◆ Supplied information:
_____
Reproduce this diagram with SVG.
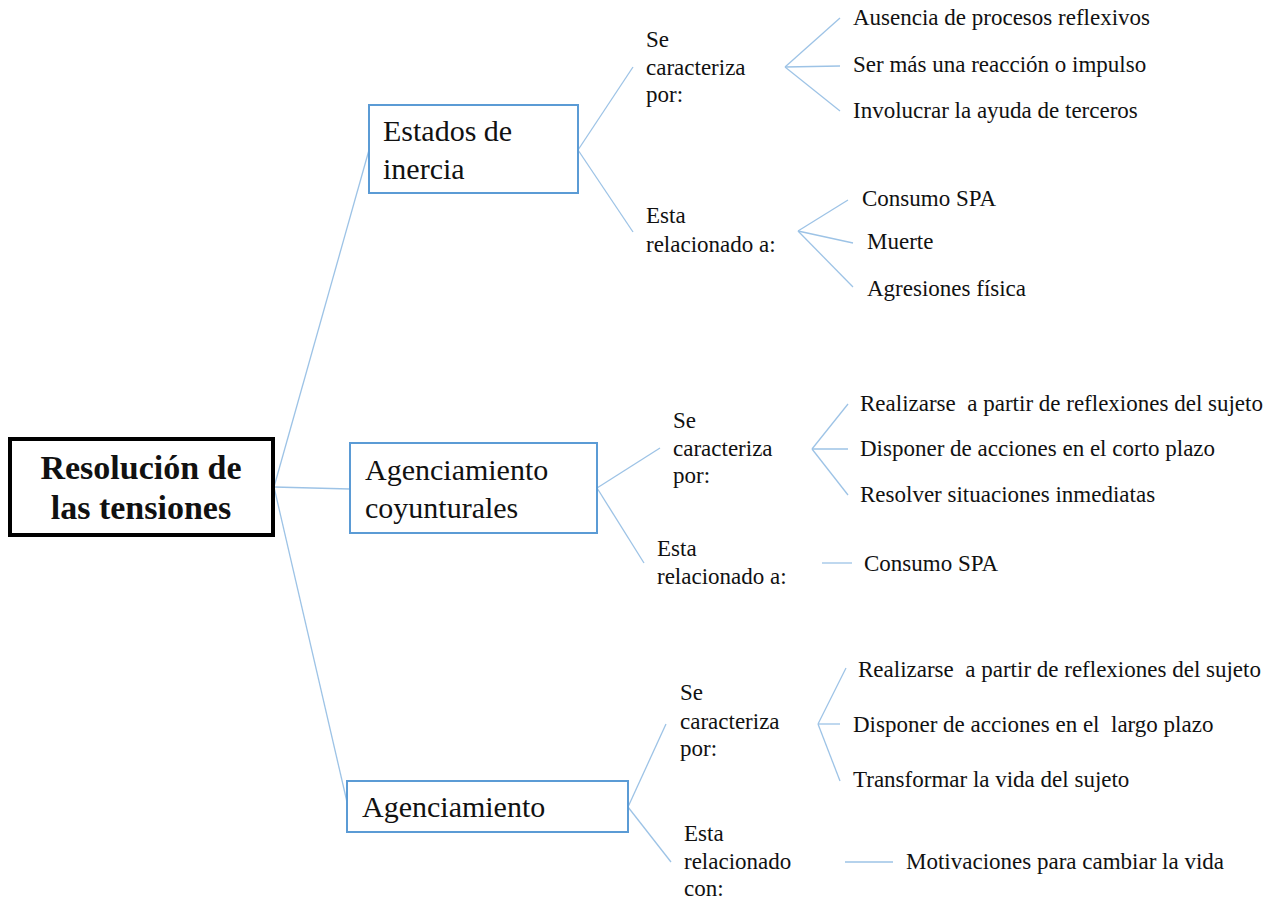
<svg xmlns="http://www.w3.org/2000/svg" width="1267" height="903" viewBox="0 0 1267 903">
<style>
text{font-family:'Liberation Serif','Times New Roman',serif;fill:#111}
.leaf{font-size:23px}
.lbl{font-size:23px}
.box{fill:#fff;stroke:#5B9BD5;stroke-width:2}
.bt{font-size:30px}
.c line{stroke:#9DC3E6;stroke-width:1.3}
</style>
<rect width="1267" height="903" fill="#fff"/>
<g class="c" id="connectors">
<line x1="274" y1="487" x2="369" y2="150"/>
<line x1="274" y1="487" x2="350" y2="489"/>
<line x1="274" y1="487" x2="347" y2="802"/>
<line x1="578" y1="150" x2="633" y2="67"/>
<line x1="578" y1="150" x2="633" y2="232"/>
<line x1="785" y1="67" x2="840" y2="18"/>
<line x1="785" y1="67" x2="840" y2="66"/>
<line x1="785" y1="67" x2="840" y2="111"/>
<line x1="798" y1="231" x2="848" y2="200"/>
<line x1="798" y1="231" x2="853" y2="243"/>
<line x1="798" y1="231" x2="853" y2="287"/>
<line x1="597" y1="488" x2="660" y2="448"/>
<line x1="597" y1="488" x2="644" y2="563"/>
<line x1="812" y1="449" x2="848" y2="404"/>
<line x1="812" y1="449" x2="848" y2="449"/>
<line x1="812" y1="449" x2="848" y2="495"/>
<line x1="822" y1="563" x2="852" y2="563"/>
<line x1="628" y1="807" x2="666" y2="724"/>
<line x1="628" y1="807" x2="671" y2="862"/>
<line x1="818" y1="724" x2="846" y2="668"/>
<line x1="818" y1="724" x2="840" y2="724"/>
<line x1="818" y1="724" x2="840" y2="781"/>
<line x1="845" y1="862" x2="893" y2="862"/>
</g>
<g id="root">
<rect x="10" y="439" width="263" height="96" fill="#fff" stroke="#000" stroke-width="4"/>
<text x="141" y="479" text-anchor="middle" font-size="34" font-weight="bold">Resolución de</text>
<text x="141" y="519" text-anchor="middle" font-size="34" font-weight="bold">las tensiones</text>
</g>
<g id="estados">
<rect class="box" x="369" y="105" width="209" height="88"/>
<text class="bt" x="383" y="141">Estados de</text>
<text class="bt" x="383" y="179">inercia</text>
</g>
<g id="coyunturales">
<rect class="box" x="350" y="443" width="247" height="90"/>
<text class="bt" x="365" y="480">Agenciamiento</text>
<text class="bt" x="365" y="518">coyunturales</text>
</g>
<g id="agenciamiento">
<rect class="box" x="347" y="781" width="281" height="51"/>
<text class="bt" x="362" y="817">Agenciamiento</text>
</g>
<g id="labels">
<text class="lbl" x="646" y="47">Se</text>
<text class="lbl" x="646" y="75">caracteriza</text>
<text class="lbl" x="646" y="102">por:</text>
<text class="lbl" x="646" y="223">Esta</text>
<text class="lbl" x="646" y="252">relacionado a:</text>
<text class="lbl" x="673" y="428">Se</text>
<text class="lbl" x="673" y="456">caracteriza</text>
<text class="lbl" x="673" y="483">por:</text>
<text class="lbl" x="657" y="556">Esta</text>
<text class="lbl" x="657" y="584">relacionado a:</text>
<text class="lbl" x="680" y="700">Se</text>
<text class="lbl" x="680" y="729">caracteriza</text>
<text class="lbl" x="680" y="756">por:</text>
<text class="lbl" x="684" y="841">Esta</text>
<text class="lbl" x="684" y="869">relacionado</text>
<text class="lbl" x="684" y="896">con:</text>
</g>
<g id="leaves">
<text class="leaf" x="853" y="25">Ausencia de procesos reflexivos</text>
<text class="leaf" x="853" y="72">Ser más una reacción o impulso</text>
<text class="leaf" x="853" y="118">Involucrar la ayuda de terceros</text>
<text class="leaf" x="862" y="206">Consumo SPA</text>
<text class="leaf" x="867" y="249">Muerte</text>
<text class="leaf" x="867" y="296">Agresiones física</text>
<text class="leaf" x="860" y="411" xml:space="preserve">Realizarse  a partir de reflexiones del sujeto</text>
<text class="leaf" x="860" y="456">Disponer de acciones en el corto plazo</text>
<text class="leaf" x="860" y="502">Resolver situaciones inmediatas</text>
<text class="leaf" x="864" y="571">Consumo SPA</text>
<text class="leaf" x="858" y="677" xml:space="preserve">Realizarse  a partir de reflexiones del sujeto</text>
<text class="leaf" x="853" y="732" xml:space="preserve">Disponer de acciones en el  largo plazo</text>
<text class="leaf" x="853" y="787">Transformar la vida del sujeto</text>
<text class="leaf" x="906" y="869">Motivaciones para cambiar la vida</text>
</g>
</svg>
_____
◆ Exercise requirements: The listing above must be printed again exactly, minus its pictures.

◆ Solution to the exercise:
Reproduce this diagram with SVG.
<svg xmlns="http://www.w3.org/2000/svg" width="1267" height="903" viewBox="0 0 1267 903">
<style>
text{font-family:'Liberation Serif','Times New Roman',serif;fill:#111}
.leaf{font-size:23px}
.lbl{font-size:23px}
.box{fill:#fff;stroke:#5B9BD5;stroke-width:2}
.bt{font-size:30px}
.c line{stroke:#9DC3E6;stroke-width:1.3}
</style>
<rect width="1267" height="903" fill="#fff"/>
<g class="c" id="connectors">
<line x1="274" y1="487" x2="369" y2="150"/>
<line x1="274" y1="487" x2="350" y2="489"/>
<line x1="274" y1="487" x2="347" y2="802"/>
<line x1="578" y1="150" x2="633" y2="67"/>
<line x1="578" y1="150" x2="633" y2="232"/>
<line x1="785" y1="67" x2="840" y2="18"/>
<line x1="785" y1="67" x2="840" y2="66"/>
<line x1="785" y1="67" x2="840" y2="111"/>
<line x1="798" y1="231" x2="848" y2="200"/>
<line x1="798" y1="231" x2="853" y2="243"/>
<line x1="798" y1="231" x2="853" y2="287"/>
<line x1="597" y1="488" x2="660" y2="448"/>
<line x1="597" y1="488" x2="644" y2="563"/>
<line x1="812" y1="449" x2="848" y2="404"/>
<line x1="812" y1="449" x2="848" y2="449"/>
<line x1="812" y1="449" x2="848" y2="495"/>
<line x1="822" y1="563" x2="852" y2="563"/>
<line x1="628" y1="807" x2="666" y2="724"/>
<line x1="628" y1="807" x2="671" y2="862"/>
<line x1="818" y1="724" x2="846" y2="668"/>
<line x1="818" y1="724" x2="840" y2="724"/>
<line x1="818" y1="724" x2="840" y2="781"/>
<line x1="845" y1="862" x2="893" y2="862"/>
</g>
<g id="root">
<rect x="10" y="439" width="263" height="96" fill="#fff" stroke="#000" stroke-width="4"/>
<text x="141" y="479" text-anchor="middle" font-size="34" font-weight="bold">Resolución de</text>
<text x="141" y="519" text-anchor="middle" font-size="34" font-weight="bold">las tensiones</text>
</g>
<g id="estados">
<rect class="box" x="369" y="105" width="209" height="88"/>
<text class="bt" x="383" y="141">Estados de</text>
<text class="bt" x="383" y="179">inercia</text>
</g>
<g id="coyunturales">
<rect class="box" x="350" y="443" width="247" height="90"/>
<text class="bt" x="365" y="480">Agenciamiento</text>
<text class="bt" x="365" y="518">coyunturales</text>
</g>
<g id="agenciamiento">
<rect class="box" x="347" y="781" width="281" height="51"/>
<text class="bt" x="362" y="817">Agenciamiento</text>
</g>
<g id="labels">
<text class="lbl" x="646" y="47">Se</text>
<text class="lbl" x="646" y="75">caracteriza</text>
<text class="lbl" x="646" y="102">por:</text>
<text class="lbl" x="646" y="223">Esta</text>
<text class="lbl" x="646" y="252">relacionado a:</text>
<text class="lbl" x="673" y="428">Se</text>
<text class="lbl" x="673" y="456">caracteriza</text>
<text class="lbl" x="673" y="483">por:</text>
<text class="lbl" x="657" y="556">Esta</text>
<text class="lbl" x="657" y="584">relacionado a:</text>
<text class="lbl" x="680" y="700">Se</text>
<text class="lbl" x="680" y="729">caracteriza</text>
<text class="lbl" x="680" y="756">por:</text>
<text class="lbl" x="684" y="841">Esta</text>
<text class="lbl" x="684" y="869">relacionado</text>
<text class="lbl" x="684" y="896">con:</text>
</g>
<g id="leaves">
<text class="leaf" x="853" y="25">Ausencia de procesos reflexivos</text>
<text class="leaf" x="853" y="72">Ser más una reacción o impulso</text>
<text class="leaf" x="853" y="118">Involucrar la ayuda de terceros</text>
<text class="leaf" x="862" y="206">Consumo SPA</text>
<text class="leaf" x="867" y="249">Muerte</text>
<text class="leaf" x="867" y="296">Agresiones física</text>
<text class="leaf" x="860" y="411" xml:space="preserve">Realizarse  a partir de reflexiones del sujeto</text>
<text class="leaf" x="860" y="456">Disponer de acciones en el corto plazo</text>
<text class="leaf" x="860" y="502">Resolver situaciones inmediatas</text>
<text class="leaf" x="864" y="571">Consumo SPA</text>
<text class="leaf" x="858" y="677" xml:space="preserve">Realizarse  a partir de reflexiones del sujeto</text>
<text class="leaf" x="853" y="732" xml:space="preserve">Disponer de acciones en el  largo plazo</text>
<text class="leaf" x="853" y="787">Transformar la vida del sujeto</text>
<text class="leaf" x="906" y="869">Motivaciones para cambiar la vida</text>
</g>
</svg>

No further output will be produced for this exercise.